The caveat is real and worth noting. Cygnus X-1 is a particular kind of system, one with a convenient nearby star to do the bending. Not every black hole binary has that geometry. Extending this technique to quieter, more isolated systems, let alone to the supermassive black holes sitting at the hearts of distant galaxies, remains a challenge that the current measurement does not solve. What it does do is validate, for the first time, the conversion efficiency that cosmological simulations have been using for years. The assumed number turns out to be roughly right.
Which means that all those virtual galaxies, slowly shaped over simulated billions of years by simulated black hole jets, have been growing up in something closer to the right conditions than we had any right to assume. The universe, as it turns out, is at least a little bit obliging about confirming our guesses, provided you’re willing to stare at it long enough.
The research was published in Nature Astronomy: https://doi.org/10.1038/s41550-026-02828-3
Frequently Asked Questions
Why is it so hard to measure the power of a black hole’s jets?
Jets produce featureless synchrotron radiation that doesn’t directly reveal how much energy they’re carrying. Previous estimates relied on the size of cavities the jets had carved in surrounding gas over thousands of years, which gives a kind of lifetime average but can’t capture what the jets are doing at any given moment. The new approach uses the physical bending of the jet by a companion star’s wind, which is governed by a direct force balance and reflects current conditions rather than a geological record of past activity.
Could this technique work for other black holes, including supermassive ones?
For now, it requires a specific setup: a black hole in a close binary orbit with a massive companion star whose wind is strong enough to visibly deflect the jet. Cygnus X-1 is particularly well-suited. Extending the method to supermassive black holes at galactic centers, which lack such a companion, would require finding analogous structures that could act as a known force against the jet, which remains an open problem. But the Cygnus X-1 measurement at least validates the energy conversion fractions assumed in galaxy-scale simulations.
What does jet power have to do with how galaxies form?
Jets from accreting black holes are one of the main ways energy gets pumped back into the gas that would otherwise cool and collapse into new stars. If the jets are too weak, galaxy clusters collapse and form stars too quickly; if too strong, they overheat their surroundings. Cosmological simulations have to tune the efficiency of this energy injection to reproduce the universe we see, and they’ve been doing so with an assumed number. The Cygnus X-1 measurement shows that assumed number is in the right territory, grounding decades of simulation work in an actual observation.
Is Cygnus X-1 typical of black holes generally?

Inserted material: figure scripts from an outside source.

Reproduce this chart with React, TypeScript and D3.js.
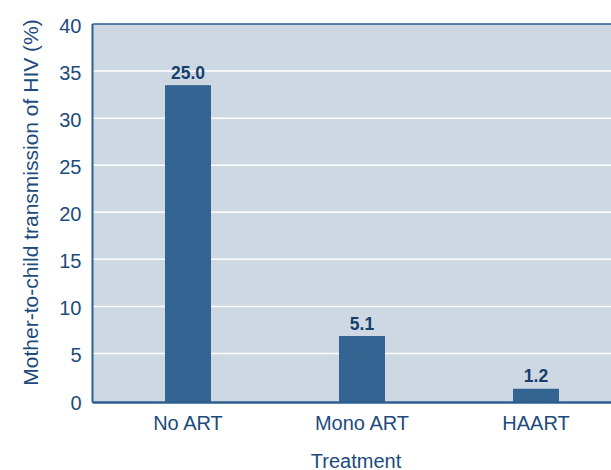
import React from "react";
import * as d3 from "d3";

const categories = ["No ART", "Mono ART", "HAART"];
const barValues = [33.5, 6.85, 1.25];
const valueLabels = ["25.0", "5.1", "1.2"];
const yTicks = [0, 5, 10, 15, 20, 25, 30, 35, 40];

export default function App() {
  const W = 611, H = 470;
  const left = 92.5, top = 24, bottom = 400.5;
  const y = d3.scaleLinear().domain([0, 40]).range([bottom, top]);
  const x = d3.scalePoint<string>().domain(categories).range([188, 536]);
  const bw = 46;
  const navy = "#1c4b7c";
  const font = "'Liberation Sans', Arial, Helvetica, sans-serif";
  return (
    <svg width={W} height={H} style={{ position: "absolute", left: 0, top: 0 }} fontFamily={font}>
      <rect x={left} y={top} width={W - left} height={bottom + 2 - top} fill="#cdd8e3" />
      {yTicks.filter(t => t > 0 && t < 40).map(t => (
        <line key={t} x1={left} x2={W} y1={y(t)} y2={y(t)} stroke="#ffffff" strokeWidth={1.5} />
      ))}
      {categories.map((c, i) => (
        <rect key={c} x={(x(c) as number) - bw / 2} y={y(barValues[i])} width={bw} height={y(0) - y(barValues[i]) + 1.5} fill="#346492" />
      ))}
      {categories.map((c, i) => (
        <text key={c} x={x(c)} y={y(barValues[i]) - 6.5} textAnchor="middle" fontSize={17.5} fontWeight="bold" fill="#163f6c">{valueLabels[i]}</text>
      ))}
      <line x1={left} x2={W} y1={top} y2={top} stroke="#2c5f8f" strokeWidth={1.5} />
      <line x1={left} x2={left} y1={top} y2={bottom + 2} stroke="#2c5f8f" strokeWidth={2} />
      <line x1={left} x2={W} y1={bottom + 2} y2={bottom + 2} stroke="#2c5f8f" strokeWidth={2.5} />
      {yTicks.map(t => (
        <text key={t} x={81.5} y={y(t) + 9} textAnchor="end" fontSize={20} fill={navy}>{t}</text>
      ))}
      {categories.map(c => (
        <text key={c} x={x(c)} y={430} textAnchor="middle" fontSize={20} fill={navy}>{c}</text>
      ))}
      <text x={356} y={468} textAnchor="middle" fontSize={20} fill={navy}>Treatment</text>
      <text transform={`translate(37.5, 202.5) rotate(-90)`} textAnchor="middle" fontSize={21} fill={navy}>Mother-to-child transmission of HIV (%)</text>
    </svg>
  );
}
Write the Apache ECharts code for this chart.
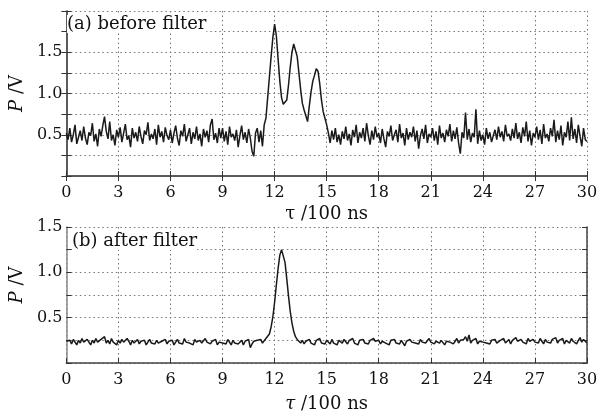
<!DOCTYPE html>
<html><head><meta charset="utf-8">
<script src="https://cdn.jsdelivr.net/npm/echarts@6/dist/echarts.min.js"></script>
<style>html,body{margin:0;padding:0;background:#fff}#c{width:609px;height:414px}</style>
</head><body><div id="c"></div>
<script>
// sampling step of the time axis (units of 100 ns)
const tStep = 0.1;
const xTicks = [0,3,6,9,12,15,18,21,24,27,30];
const yLabelsA = ['0.5','1.0','1.5'];
const yLabelsB = ['0.5','1.0','1.5'];
const labelA = '(a) before filter';
const labelB = '(b) after filter';

// (a) before filter, P / V, sampled every 0.1 from 0 to 30
const beforeFilter = [
0.52,0.44,0.58,0.41,0.50,0.62,0.39,0.47,0.55,0.43,
0.60,0.46,0.38,0.53,0.49,0.64,0.42,0.51,0.36,0.57,
0.48,0.61,0.72,0.54,0.45,0.66,0.43,0.50,0.37,0.56,
0.47,0.59,0.41,0.52,0.63,0.44,0.49,0.35,0.58,0.46,
0.53,0.42,0.60,0.48,0.39,0.55,0.50,0.65,0.43,0.51,
0.45,0.57,0.38,0.62,0.47,0.54,0.41,0.59,0.49,0.44,
0.56,0.40,0.52,0.61,0.46,0.37,0.55,0.48,0.63,0.42,
0.50,0.58,0.39,0.53,0.45,0.60,0.43,0.51,0.36,0.57,
0.47,0.55,0.41,0.62,0.69,0.44,0.52,0.40,0.58,0.46,
0.58,0.42,0.54,0.38,0.60,0.47,0.51,0.43,0.56,0.35,
0.49,0.61,0.44,0.53,0.40,0.57,0.46,0.30,0.24,0.52,
0.58,0.41,0.55,0.36,0.62,0.70,0.95,1.20,1.45,1.68,
1.84,1.70,1.42,1.15,0.95,0.87,0.85,0.92,1.10,1.32,
1.50,1.60,1.58,1.45,1.25,1.05,0.88,0.80,0.78,0.66,
0.85,1.02,1.15,1.22,1.30,1.27,1.12,0.92,0.78,0.70,
0.62,0.52,0.40,0.55,0.44,0.58,0.41,0.50,0.38,0.54,
0.45,0.60,0.43,0.51,0.37,0.56,0.47,0.62,0.40,0.53,
0.46,0.58,0.42,0.64,0.49,0.38,0.55,0.44,0.60,0.47,
0.52,0.40,0.57,0.45,0.35,0.54,0.48,0.61,0.43,0.50,
0.56,0.41,0.63,0.46,0.52,0.37,0.58,0.44,0.53,0.47,
0.60,0.42,0.55,0.33,0.49,0.57,0.45,0.62,0.40,0.51,
0.47,0.58,0.43,0.54,0.38,0.61,0.46,0.52,0.41,0.56,
0.48,0.63,0.42,0.55,0.45,0.59,0.40,0.27,0.53,0.46,
0.77,0.44,0.57,0.41,0.52,0.47,0.81,0.39,0.55,0.43,
0.50,0.38,0.58,0.45,0.53,0.41,0.49,0.56,0.44,0.60,
0.47,0.54,0.42,0.62,0.48,0.51,0.43,0.57,0.46,0.64,
0.45,0.53,0.40,0.59,0.48,0.66,0.42,0.55,0.37,0.52,
0.47,0.60,0.44,0.56,0.39,0.63,0.46,0.51,0.42,0.58,
0.48,0.68,0.41,0.55,0.44,0.61,0.37,0.53,0.47,0.66,
0.43,0.71,0.45,0.57,0.40,0.62,0.48,0.36,0.58,0.44,
0.42];

// (b) after filter, P / V, sampled every 0.1 from 0 to 30
const afterFilter = [
0.24,0.22,0.25,0.21,0.26,0.23,0.20,0.25,0.22,0.27,
0.23,0.21,0.26,0.24,0.20,0.25,0.22,0.27,0.23,0.21,
0.26,0.24,0.29,0.22,0.25,0.21,0.27,0.23,0.24,0.20,
0.25,0.22,0.26,0.23,0.21,0.27,0.24,0.20,0.25,0.22,
0.23,0.26,0.21,0.24,0.22,0.25,0.20,0.23,0.26,0.22,
0.24,0.21,0.25,0.22,0.20,0.24,0.23,0.26,0.21,0.24,
0.22,0.25,0.20,0.23,0.26,0.22,0.24,0.21,0.27,0.23,
0.25,0.22,0.24,0.20,0.26,0.23,0.21,0.25,0.22,0.24,
0.27,0.23,0.25,0.21,0.24,0.22,0.26,0.20,0.23,0.25,
0.22,0.24,0.21,0.26,0.23,0.20,0.25,0.22,0.24,0.21,
0.23,0.25,0.20,0.24,0.22,0.26,0.17,0.21,0.24,0.22,
0.25,0.23,0.26,0.22,0.24,0.27,0.28,0.32,0.40,0.51,
0.67,0.86,1.04,1.19,1.25,1.23,1.11,0.93,0.74,0.57,
0.44,0.35,0.29,0.26,0.24,0.22,0.25,0.21,0.24,0.23,
0.26,0.22,0.24,0.20,0.25,0.23,0.27,0.22,0.24,0.21,
0.25,0.23,0.21,0.26,0.22,0.24,0.20,0.25,0.23,0.22,
0.26,0.24,0.21,0.25,0.23,0.27,0.22,0.24,0.20,0.25,
0.23,0.26,0.22,0.24,0.21,0.25,0.23,0.27,0.24,0.22,
0.25,0.21,0.24,0.26,0.22,0.23,0.20,0.25,0.23,0.26,
0.22,0.24,0.21,0.25,0.23,0.19,0.24,0.22,0.26,0.23,
0.25,0.22,0.24,0.21,0.26,0.23,0.25,0.22,0.24,0.27,
0.23,0.25,0.21,0.24,0.26,0.22,0.25,0.23,0.20,0.24,
0.26,0.23,0.25,0.21,0.24,0.27,0.22,0.25,0.23,0.26,
0.29,0.24,0.31,0.22,0.25,0.23,0.27,0.21,0.24,0.26,
0.23,0.25,0.22,0.24,0.21,0.25,0.23,0.26,0.22,0.24,
0.25,0.23,0.27,0.22,0.24,0.26,0.21,0.25,0.23,0.28,
0.24,0.22,0.26,0.23,0.25,0.21,0.27,0.24,0.22,0.26,
0.23,0.25,0.22,0.27,0.24,0.21,0.26,0.23,0.25,0.22,
0.26,0.24,0.28,0.22,0.25,0.23,0.27,0.21,0.25,0.24,
0.22,0.27,0.24,0.26,0.21,0.25,0.28,0.23,0.26,0.24,
0.22];

const FONT = 'DejaVu Serif';
const toPairs = vals => vals.map((v, i) => [Math.round(i * 10 * tStep) / 10, v]);
const yFmt = list => v => { const s = v.toFixed(1); return (Math.abs(v * 2 - Math.round(v * 2)) < 1e-9 && list.includes(s)) ? s : ''; };

const dotted = { show: true, lineStyle: { type: [1.5, 3], color: '#777', width: 1 } };
const tickIn = { show: true, inside: true, length: 5, lineStyle: { color: '#333' } };
const lab = { fontFamily: FONT, fontSize: 16, color: '#111' };
const nameStyle = { fontFamily: FONT, fontSize: 18, color: '#111', rich: { i: { fontFamily: FONT, fontSize: 18, fontStyle: 'italic', color: '#111' } } };

function xMain(g, name, gap) {
  return {
    gridIndex: g, type: 'value', min: xTicks[0], max: xTicks[xTicks.length - 1], interval: 3,
    axisLine: { show: true, lineStyle: { color: '#444', width: 1.5 } },
    axisTick: tickIn, splitLine: dotted,
    axisLabel: Object.assign({ margin: 9, formatter: v => xTicks.includes(v) ? String(v) : '' }, lab),
    name: name, nameLocation: 'middle', nameGap: gap, nameTextStyle: nameStyle
  };
}

const option = {
  backgroundColor: '#fff',
  animation: false,
  grid: [
    { left: 63, right: 22, top: 11, height: 165 },
    { left: 63, right: 22, top: 227, height: 141 }
  ],
  xAxis: [
    xMain(0, 'τ /100 ns', 29),
    { gridIndex: 0, type: 'value', min: 0, max: 30, interval: 3, position: 'top',
      axisLine: { show: true, lineStyle: { color: '#555', width: 1.5 } }, axisTick: tickIn,
      axisLabel: { show: false }, splitLine: { show: false } },
    xMain(1, '{i|τ} /100 ns', 32)
  ],
  yAxis: [
    { gridIndex: 0, type: 'value', min: 0, max: 2, interval: 0.25,
      axisLine: { show: true, lineStyle: { color: '#888', width: 1.5 } }, axisTick: tickIn,
      splitLine: dotted, axisLabel: Object.assign({ margin: 4, formatter: yFmt(yLabelsA) }, lab),
      name: '{i|P} /V', nameLocation: 'middle', nameGap: 27, nameTextStyle: nameStyle },
    { gridIndex: 0, type: 'value', min: 0, max: 2, interval: 0.25, position: 'right',
      axisLine: { show: true, lineStyle: { color: '#444', width: 1.5 } }, axisTick: tickIn,
      axisLabel: { show: false }, splitLine: { show: false } },
    { gridIndex: 1, type: 'value', min: 0, max: 1.5, interval: 0.25,
      axisLine: { show: true, lineStyle: { color: '#888', width: 1.5 } }, axisTick: tickIn,
      splitLine: dotted, axisLabel: Object.assign({ margin: 4, formatter: yFmt(yLabelsB) }, lab),
      name: '{i|P} /V', nameLocation: 'middle', nameGap: 27,
      nameTextStyle: Object.assign({ padding: [0, 0, 0, 20] }, nameStyle) },
    { gridIndex: 1, type: 'value', min: 0, max: 1.5, interval: 0.25, position: 'right',
      axisLine: { show: true, lineStyle: { color: '#444', width: 1.5 } }, axisTick: tickIn,
      axisLabel: { show: false }, splitLine: { show: false } }
  ],
  series: [
    { type: 'line', xAxisIndex: 0, yAxisIndex: 0, data: toPairs(beforeFilter), showSymbol: false,
      lineStyle: { color: '#1a1a1a', width: 1.5 }, z: 5 },
    { type: 'line', xAxisIndex: 2, yAxisIndex: 2, data: toPairs(afterFilter), showSymbol: false,
      lineStyle: { color: '#1a1a1a', width: 1.5 }, z: 5 }
  ],
  graphic: [
    { type: 'text', left: 67, top: 15, z: 10, style: { text: labelA, font: '18px "DejaVu Serif"', fill: '#111', backgroundColor: '#fff' } },
    { type: 'text', left: 72, top: 232, z: 10, style: { text: labelB, font: '18px "DejaVu Serif"', fill: '#111', backgroundColor: '#fff' } }
  ]
};
const chart = echarts.init(document.getElementById('c'), null, { renderer: 'canvas' });
chart.setOption(option);
</script></body></html>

It’s a well-studied system, but not entirely typical. At about 21 solar masses, the black hole is relatively massive for a stellar remnant, and the companion is an unusually luminous supergiant. The closely orbiting pair make it easier to detect effects like jet bending that would be invisible in more isolated systems. That said, the physics of jet formation is thought to be scale-invariant across many orders of magnitude in black hole mass, which is why a measurement here has implications for everything from stellar-mass binaries to quasars.